I would not give this up for anything. My world is a map that keeps unfolding before me and I hope it keeps growing. I would rather live in a world full of subtitles than a world where I only hear one of the 375 million people who speak English as their first language (actually more, because that was in 2006). That number is huge, but not compared to the number of total people in the world and those that have a native language they speak as well. I'd rather hear heritage come from your mouth than a language that has come to replace some of the most beautiful sounds I've ever heard. I would rather be friends with a bus driver who used to be a fighter in the Liberation Army of Kosovo than girls whose only care is the next show with cute boys and how trendy their hair is and which ex-friend is dating who and who wronged who. At least your problems aren't stemming from another country trying to ethnically cleanse your entire population. Sorry if I sounded a bit bitter there for a moment but I am eternally thankful that I have never had to face any problems like that firsthand but also thankful I feel that it is a reality because it really puts things in perspective, a perspective I think it is impossible to fully achieve from the (supposed) luxury and comfort of your american sofa.

There are people I have met here who I can honestly say I feel closer to than some "friends" I have known for years upon years. Real friendship I have to say I am finding the true value and meaning of and it also has opened up my eyes and pushed me to a place where I don't want to waste my time with irrelevant relationships. Let me just stick my headphones in my ears and see if I can hear banal chitchatter over them. no?
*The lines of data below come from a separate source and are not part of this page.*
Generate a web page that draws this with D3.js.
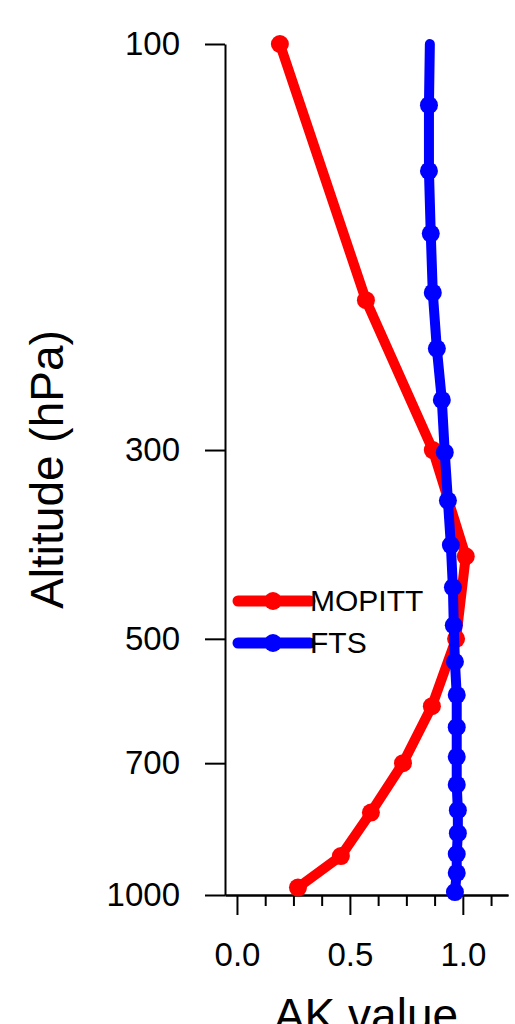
<!DOCTYPE html>
<html>
<head>
<meta charset="utf-8">
<script src="https://cdn.jsdelivr.net/npm/d3@7"></script>
<style>
	body { margin: 0; background: #fff; }
	text { font-family: "Liberation Sans", Arial, sans-serif; fill: #000; }
</style>
</head>
<body>
<svg id="chart" width="515" height="1024"></svg>
<script>
// MOPITT averaging kernel row (pressure levels in hPa)
var mopittPres = [100, 200, 300, 400, 500, 600, 700, 800, 900, 980];
var mopittAK   = [0.19, 0.571, 0.867, 1.013, 0.97, 0.863, 0.735, 0.593, 0.46, 0.27];

// FTS averaging kernel row
var ftsPres = [100, 118, 141, 167, 196, 228, 262, 302, 344, 388, 435, 482, 532, 582, 635, 688, 742, 795, 846, 895, 942, 992];
var ftsAK   = [0.854, 0.85, 0.85, 0.858, 0.867, 0.885, 0.907, 0.92, 0.934, 0.947, 0.956, 0.96, 0.965, 0.973, 0.973, 0.973, 0.973, 0.978, 0.978, 0.973, 0.973, 0.965];

var yTicks = [100, 300, 500, 700, 1000];
var xTicks = [0, 0.5, 1.0];
var xMinorTicks = [0.125, 0.25, 0.375, 0.625, 0.75, 0.875, 1.125];

var seriesNames = ["MOPITT", "FTS"];
var seriesColors = ["#ff0000", "#0000ff"];

var svg = d3.select("#chart");

var x = d3.scaleLinear().domain([-0.053, 1.2]).range([225, 508]);
var y = d3.scaleLog().domain([100, 1000]).range([44, 895]);

// x axis, minor ticks first
svg.append("g")
	.attr("transform", "translate(0," + y(1000) + ")")
	.call(d3.axisBottom(x).tickValues(xMinorTicks).tickSize(11).tickSizeOuter(0).tickFormat(""))
	.call(function(g) { g.selectAll("line, path").attr("stroke", "#000").attr("stroke-width", 2); });

svg.append("g")
	.attr("transform", "translate(0," + y(1000) + ")")
	.call(d3.axisBottom(x).tickValues(xTicks).tickSize(20).tickSizeOuter(0).tickPadding(28)
		.tickFormat(d3.format(".1f")))
	.call(function(g) {
		g.selectAll("line, path").attr("stroke", "#000").attr("stroke-width", 2);
		g.selectAll("text").attr("font-size", 33).attr("font-family", null).attr("fill", "#000");
	});

// y axis
svg.append("g")
	.attr("transform", "translate(" + x.range()[0] + ",0)")
	.call(d3.axisLeft(y).tickValues(yTicks).tickSize(20).tickSizeOuter(0).tickPadding(25)
		.tickFormat(d3.format("d")))
	.call(function(g) {
		g.selectAll("line, path").attr("stroke", "#000").attr("stroke-width", 2);
		g.selectAll("text").attr("font-size", 33).attr("font-family", null).attr("fill", "#000");
	});

// axis titles
svg.append("text")
	.attr("x", 366)
	.attr("y", 1031)
	.attr("text-anchor", "middle")
	.attr("font-size", 46)
	.text("AK value");

svg.append("text")
	.attr("transform", "translate(63," + (y(100) + y(1000)) / 2 + ") rotate(-90)")
	.attr("text-anchor", "middle")
	.attr("font-size", 46)
	.text("Altitude (hPa)");

var line = d3.line()
	.x(function(d) { return x(d.ak); })
	.y(function(d) { return y(d.p); });

function zipSeries(pres, ak) {
	return pres.map(function(p, i) { return {p: p, ak: ak[i]}; });
}

var series = [zipSeries(mopittPres, mopittAK), zipSeries(ftsPres, ftsAK)];

series.forEach(function(data, k) {
	svg.append("path")
		.datum(data)
		.attr("fill", "none")
		.attr("stroke", seriesColors[k])
		.attr("stroke-width", 10)
		.attr("stroke-linecap", "round")
		.attr("stroke-linejoin", "round")
		.attr("d", line);

	// the FTS top level has no marker in the original
	svg.selectAll(".dot" + k)
		.data(k == 1 ? data.slice(1) : data)
	  .enter().append("circle")
		.attr("class", "dot" + k)
		.attr("cx", function(d) { return x(d.ak); })
		.attr("cy", function(d) { return y(d.p); })
		.attr("r", 9)
		.attr("fill", seriesColors[k]);
});

// legend
var legendY = [601, 643];
seriesNames.forEach(function(name, k) {
	var lg = svg.append("g").attr("transform", "translate(0," + legendY[k] + ")");
	lg.append("line")
		.attr("x1", 238).attr("x2", 310)
		.attr("stroke", seriesColors[k])
		.attr("stroke-width", 11)
		.attr("stroke-linecap", "round");
	lg.append("circle")
		.attr("cx", 273).attr("r", 9)
		.attr("fill", seriesColors[k]);
	lg.append("text")
		.attr("x", 310)
		.attr("y", 10)
		.attr("font-size", 30)
		.text(name);
});
</script>
</body>
</html>
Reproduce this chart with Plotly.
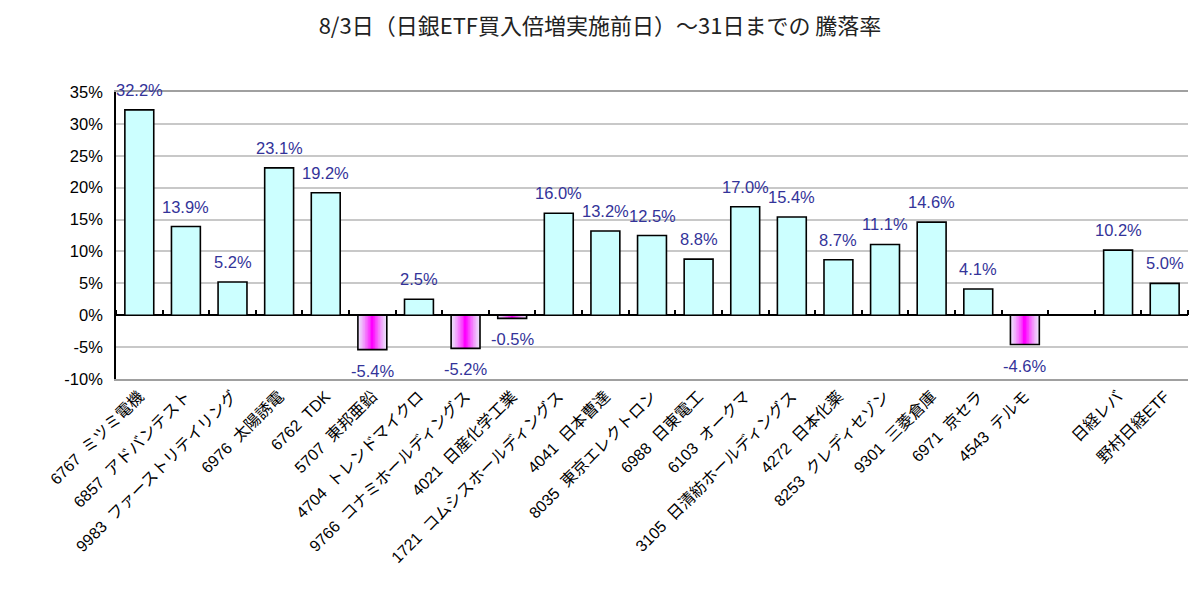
import plotly.graph_objects as go

codes = ["6767", "6857", "9983", "6976", "6762", "5707", "4704", "9766", "4021", "1721",
         "4041", "8035", "6988", "6103", "3105", "4272", "8253", "9301", "6971", "4543",
         "", "", ""]
names = ["ミツミ電機", "アドバンテスト", "ファーストリテイリング", "太陽誘電", "TDK", "東邦亜鉛",
         "トレンドマイクロ", "コナミホールディングス", "日産化学工業", "コムシスホールディングス",
         "日本曹達", "東京エレクトロン", "日東電工", "オークマ", "日清紡ホールディングス",
         "日本化薬", "クレディセゾン", "三菱倉庫", "京セラ", "テルモ",
         " ", "日経レバ", "野村日経ETF"]
values = [32.2, 13.9, 5.2, 23.1, 19.2, -5.4, 2.5, -5.2, -0.5, 16.0,
          13.2, 12.5, 8.8, 17.0, 15.4, 8.7, 11.1, 14.6, 4.1, -4.6,
          None, 10.2, 5.0]
y_ticks = [-10, -5, 0, 5, 10, 15, 20, 25, 30, 35]
y_ticktext = [f"{t}%" for t in y_ticks]

title = "8/3日（日銀ETF買入倍増実施前日）～31日までの 騰落率"

cats = [(c + "  " + n) if c else n for c, n in zip(codes, names)]

BAR_W = 0.62
FONT = "Liberation Sans, Arial, Noto Sans CJK JP"

fig = go.Figure()

# base fill
base_colors = ["#CCFFFF" if (v is not None and v >= 0) else "#EEEAFB" for v in values]
fig.add_trace(go.Bar(x=cats, y=values, width=BAR_W, marker=dict(color=base_colors, line=dict(width=0)),
                     hoverinfo="skip", showlegend=False))

# gradient strips for negative bars
neg = [v if (v is not None and v < 0) else None for v in values]
steps = 9
c0 = (236, 230, 251)
c1 = (255, 0, 255)
for i in range(1, steps + 1):
    t = i / steps
    w = BAR_W * (1 - t) + 0.04
    col = tuple(int(c0[k] + (c1[k] - c0[k]) * (t ** 1.3)) for k in range(3))
    fig.add_trace(go.Bar(x=cats, y=neg, width=w,
                         marker=dict(color="rgb(%d,%d,%d)" % col, line=dict(width=0)),
                         hoverinfo="skip", showlegend=False))

# outlines on top
fig.add_trace(go.Bar(x=cats, y=values, width=BAR_W, xaxis="x2",
                     marker=dict(color="rgba(0,0,0,0)", line=dict(color="black", width=1.6)),
                     showlegend=False))

# data labels
for c, v in zip(cats, values):
    if v is None:
        continue
    fig.add_annotation(x=c, y=v, text=f"{v:.1f}%", showarrow=False,
                       yshift=20 if v >= 0 else -21,
                       font=dict(family=FONT, size=16.5, color="#333399"))

zero_pos = (0 - y_ticks[0]) / (y_ticks[-1] - y_ticks[0])

fig.update_layout(
    width=1200, height=610,
    margin=dict(l=116, r=12, t=92, b=231),
    paper_bgcolor="white", plot_bgcolor="white",
    barmode="overlay",
    title=dict(text=title, x=0.5, xanchor="center", y=1 - 26 / 610, yanchor="middle",
               yref="container", font=dict(family="Noto Sans CJK JP", size=22, color="#222")),
    xaxis=dict(type="category", categoryorder="array", categoryarray=cats,
               range=[-0.5, len(cats) - 0.5],
               tickangle=-45, ticks="", showline=True, linecolor="#A0A0A0", linewidth=1.5,
               mirror=True, showgrid=False,
               tickfont=dict(family=FONT, size=16, color="black")),
    xaxis2=dict(type="category", categoryorder="array", categoryarray=cats,
                range=[-0.5, len(cats) - 0.5], overlaying="x", anchor="free",
                position=zero_pos, side="top", showticklabels=False,
                ticks="outside", tickson="boundaries", ticklen=5, tickcolor="black",
                tickwidth=1.5, showline=False, showgrid=False),
    yaxis=dict(range=[y_ticks[0], y_ticks[-1]], tickvals=y_ticks, ticktext=y_ticktext,
               tickmode="array",
               showgrid=True, gridcolor="#C8C8C8", gridwidth=1.5,
               zeroline=True, zerolinecolor="black", zerolinewidth=1.6,
               showline=True, linecolor="black", linewidth=1.6, ticks="",
               ticklabelstandoff=8,
               tickfont=dict(family=FONT, size=16.5, color="black")),
)

fig.write_html("out.html")
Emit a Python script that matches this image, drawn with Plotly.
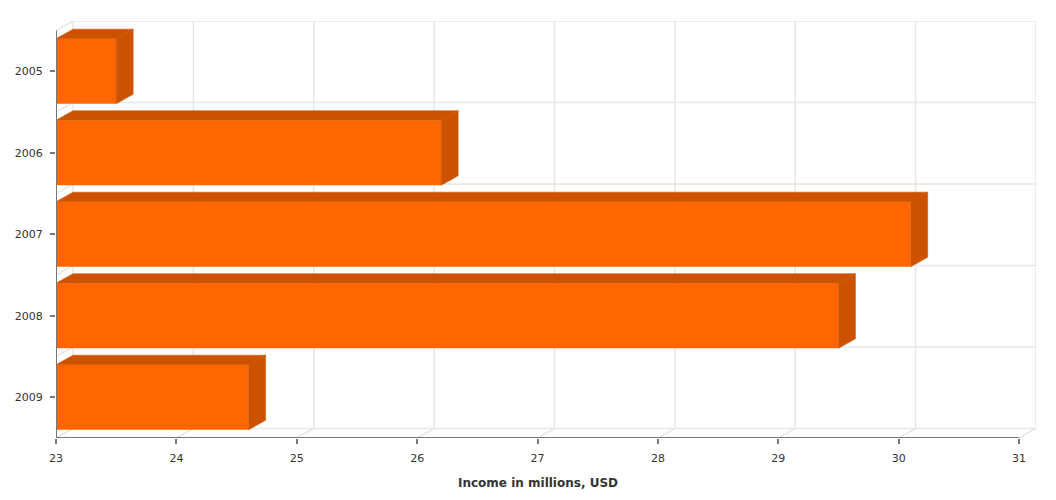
import plotly.graph_objects as go

# Annual income figures
years = ["2005", "2006", "2007", "2008", "2009"]
income = [23.5, 26.2, 30.1, 29.5, 24.6]
x_ticks = [23, 24, 25, 26, 27, 28, 29, 30, 31]
x_axis_title = "Income in millions, USD"

FRONT = "#FF6600"
SHADE = "#CC5200"
GRID = "#E6E6E6"
AXIS = "#777777"
TEXT = "#333333"
FONT = "DejaVu Sans, Verdana, sans-serif"

# Plot geometry in pixels
WIDTH, HEIGHT = 1056, 500
LEFT, RIGHT_FRONT, TOP_FRONT, BOTTOM = 56, 1019, 30.3, 438
DEPTH_X, DEPTH_Y = 17, 9.5
BAR_WIDTH = 0.8

x_min, x_max = x_ticks[0], x_ticks[-1]
dx = DEPTH_X * (x_max - x_min) / (RIGHT_FRONT - LEFT)
dy = DEPTH_Y * len(years) / (BOTTOM - TOP_FRONT)
y_front_top, y_front_bottom = -0.5, len(years) - 0.5
y_pos = list(range(len(years)))

fig = go.Figure()

# Front faces of the bars
fig.add_trace(go.Bar(
    y=y_pos, x=[v - x_min for v in income], base=x_min, orientation="h",
    width=BAR_WIDTH, marker=dict(color=FRONT, line=dict(width=0)),
    name="Income", showlegend=False,
))

# Top and side faces give each bar its depth; a hairline outline closes the seams
for pos, value in zip(y_pos, income):
    upper = pos - BAR_WIDTH / 2
    lower = pos + BAR_WIDTH / 2
    fig.add_trace(go.Scatter(
        x=[x_min, x_min + dx, value + dx, value, x_min],
        y=[upper, upper - dy, upper - dy, upper, upper],
        mode="lines", line=dict(width=0.5, color=SHADE), fill="toself", fillcolor=SHADE,
        hoverinfo="skip", showlegend=False,
    ))
    fig.add_trace(go.Scatter(
        x=[value, value + dx, value + dx, value, value],
        y=[upper, upper - dy, lower - dy, lower, upper],
        mode="lines", line=dict(width=0.5, color=SHADE), fill="toself", fillcolor=SHADE,
        hoverinfo="skip", showlegend=False,
    ))


def seg(x0, y0, x1, y1, color=GRID, width=1.5, layer="below"):
    return dict(type="line", xref="x", yref="y", x0=x0, y0=y0, x1=x1, y1=y1,
                line=dict(color=color, width=width), layer=layer)


shapes = []
# Back wall verticals and floor diagonals
for t in x_ticks:
    shapes.append(seg(t + dx, y_front_top - dy, t + dx, y_front_bottom - dy))
    shapes.append(seg(t, y_front_bottom, t + dx, y_front_bottom - dy))
# Back wall horizontals and side wall diagonals
for i in range(len(years) + 1):
    b = y_front_top + i
    shapes.append(seg(x_min + dx, b - dy, x_max + dx, b - dy))
    shapes.append(seg(x_min, b, x_min + dx, b - dy))
# Axis lines along the front edge
shapes.append(seg(x_min, y_front_top, x_min, y_front_bottom, AXIS, 2, "above"))
shapes.append(seg(x_min, y_front_bottom, x_max, y_front_bottom, AXIS, 2, "above"))

fig.update_layout(
    width=WIDTH, height=HEIGHT,
    margin=dict(l=LEFT, r=WIDTH - RIGHT_FRONT - DEPTH_X,
                t=TOP_FRONT - DEPTH_Y, b=HEIGHT - BOTTOM, pad=0),
    paper_bgcolor="white", plot_bgcolor="white",
    font=dict(family=FONT, size=11, color=TEXT),
    shapes=shapes,
    bargap=0.2,
    annotations=[dict(
        text=f"<b>{x_axis_title}</b>", x=27, xref="x", y=0, yref="paper",
        yanchor="top", yshift=-36, showarrow=False,
        font=dict(family=FONT, size=12, color=TEXT),
    )],
)
fig.update_xaxes(
    range=[x_min, x_max + dx], tickvals=x_ticks, ticktext=[str(t) for t in x_ticks],
    showgrid=False, zeroline=False, showline=False,
    ticks="outside", ticklen=5, tickwidth=2, tickcolor=AXIS, ticklabelstandoff=5,
    tickfont=dict(family=FONT, size=11, color=TEXT),
)
fig.update_yaxes(
    range=[y_front_bottom, y_front_top - dy], tickvals=y_pos, ticktext=years,
    showgrid=False, zeroline=False, showline=False,
    ticks="outside", ticklen=5, tickwidth=2, tickcolor=AXIS, ticklabelstandoff=5,
    tickfont=dict(family=FONT, size=11, color=TEXT),
)

fig.write_html("out.html")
Good.

I want to sit in a coffee shop and talk about art and collaboration projects and painters and have my work critiqued by my peers as I sip on my latte. I don't want to go to MacDonalds or Burger King or KFC. I don't want fast food. I want a slow pace where I can appreciate the scenery. I'd rather have paint smudges on everything I lovingly own than a pristine house where no one is allowed to use the dishes set out in the dining room.

I believe kitchens should have couches because that is where everyone inevitably ends up gathering to talk.

I want to travel even more. You can close your eyes over london and open them in a dreamlike mist-mountain landscape over Dublin and the world seems so much smaller and so wondrously huge simultaneously.

If america had as many musicians playing in the streets, it would be a much better place.

4 comments:

Anonymous said...

beautifully written...m

magallomom said...

...finally, you know how i feel when i am up in maine down those endless winding logging roads, or when I'm sitting down by the lake late in the afternoon when there is no one in sight, with no human sounds...as soon as i'm there, i start to eschew crowds, news, electricity & civilization in general. for a while, it's my off-the-grid promised land.

you will find your promised land, which may change, by the way, as time changes us all. the core will remain the same, but the outside shape will smooth & morph as boulders do in rivers...all depends on what type of current life sends your way. i hope yours will be tranquil & serene, but always invigorating.

coppernights said...

i've already commented on this on your other blogness but seriously, you're gonna become a very successful photographer and i have no doubt that you can become and incredibly successful writer or anything else that you put your mind to. you've always such a knack for bringing your words to life and i'm excited to read your novel (if you're still working on it) when it's done.

magallodad said...

now that is the first piece of real writing i have read in a very long time. Bravo! But my dear don't sell your country short. There are singers in the street and more different languages than you can count and even a revolutionary or two if you look hard enough. I get it though. Remember perspective, balance and good hair!